6.  We now have a set of bases for every bus in the system, which are to be used for every element terminated at that corresponding bus. Values are scaled according to

$per\text{-}unitvalue=actualvalue/basevalue$

where actual value = the actual complex value of S, V, Z, or I, in SI units (VA, V, Ω, A); base value = the (user-defined) base value (real) of S, V, Z, or I, in SI units (VA, V, Ω, A); per-unit value = the per-unit complex value of S, V, Z, or I, in per-unit (dimensionless).
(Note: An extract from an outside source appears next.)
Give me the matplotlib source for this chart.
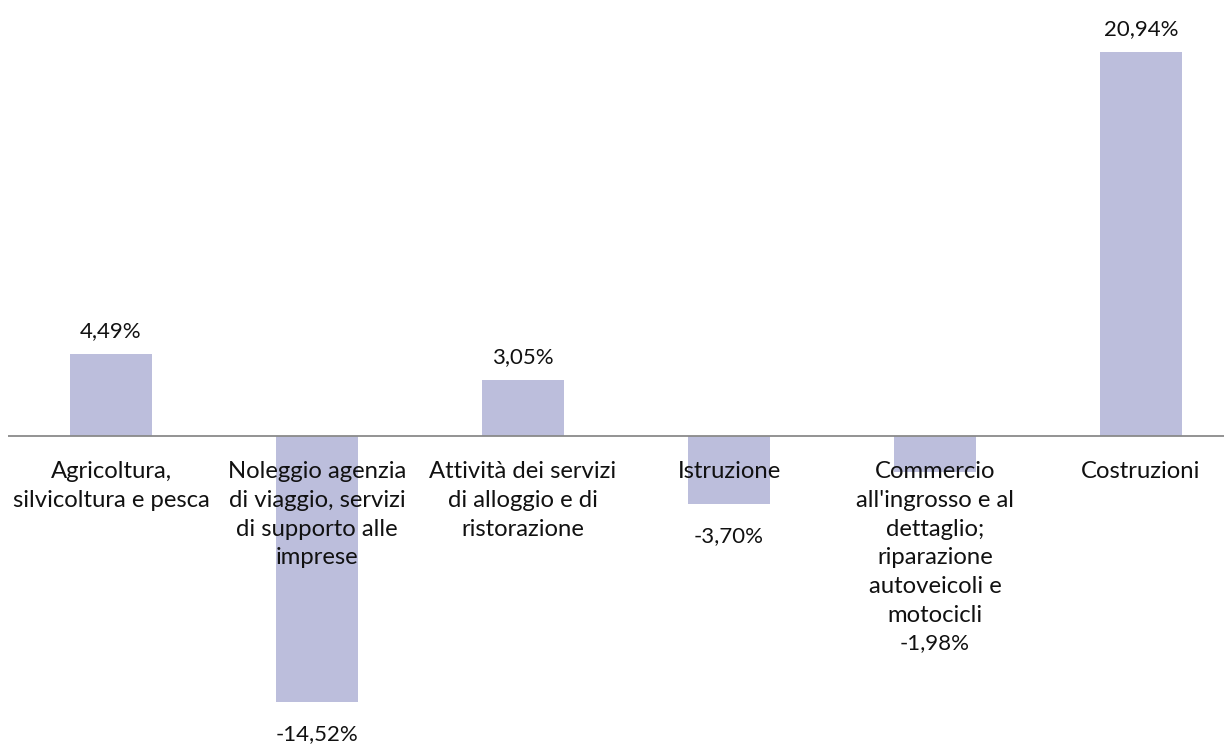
import matplotlib.pyplot as plt

# settori e variazione percentuale
categories = [
    "Agricoltura,\nsilvicoltura e pesca",
    "Noleggio agenzia\ndi viaggio, servizi\ndi supporto alle\nimprese",
    "Attività dei servizi\ndi alloggio e di\nristorazione",
    "Istruzione",
    "Commercio\nall'ingrosso e al\ndettaglio;\nriparazione\nautoveicoli e\nmotocicli",
    "Costruzioni",
]
values = [4.49, -14.52, 3.05, -3.70, -1.98, 20.94]

plt.rcParams['font.family'] = ['Lato', 'DejaVu Sans']

W, H = 1224, 745
fig = plt.figure(figsize=(W / 100, H / 100), dpi=100)
ax = fig.add_axes([8 / W, 0, 1236 / W, 1])

px_per_unit = 18.34
ax.set_ylim(-(H - 436) / px_per_unit, 436 / px_per_unit)
ax.set_xlim(-0.5, len(categories) - 0.5)

x = range(len(categories))
ax.bar(x, values, width=0.4, color='#bcbedc', zorder=2)
ax.axhline(0, color='#8a8a8a', lw=1.3, zorder=3)

fs = 17.2
for i, (cat, v) in enumerate(zip(categories, values)):
    ax.annotate(cat, xy=(i, 0), xytext=(0, -18), textcoords='offset points',
                ha='center', va='top', fontsize=fs, color='#111111',
                linespacing=1.46, zorder=4)
    label = f"{v:.2f}%".replace('.', ',')
    if v >= 0:
        ax.annotate(label, xy=(i, v), xytext=(0, 9), textcoords='offset points',
                    ha='center', va='bottom', fontsize=16, color='#111111')
    elif i == 4:
        # etichetta spostata sotto il testo della categoria
        ax.annotate(label, xy=(i, 0), xytext=(0, -149), textcoords='offset points',
                    ha='center', va='center', fontsize=16, color='#111111')
    else:
        ax.annotate(label, xy=(i, v), xytext=(0, -16), textcoords='offset points',
                    ha='center', va='top', fontsize=16, color='#111111')

ax.axis('off')
fig.savefig('out.png', dpi=100)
Finally, the reader is advised that there are many scaling systems used in engineering analysis, and, in fact, several variations of per-unit scaling have been used in electric power engineering applications. There is no standard system to which everyone conforms in every detail. The key to successfully using any scaling procedure is to understand how all base values are selected at every location within the power system. If one receives data in per-unit, one must be in a position to convert all quantities to SI units. If this cannot be done, the analyst must return to the data source for clarification on what base values were used.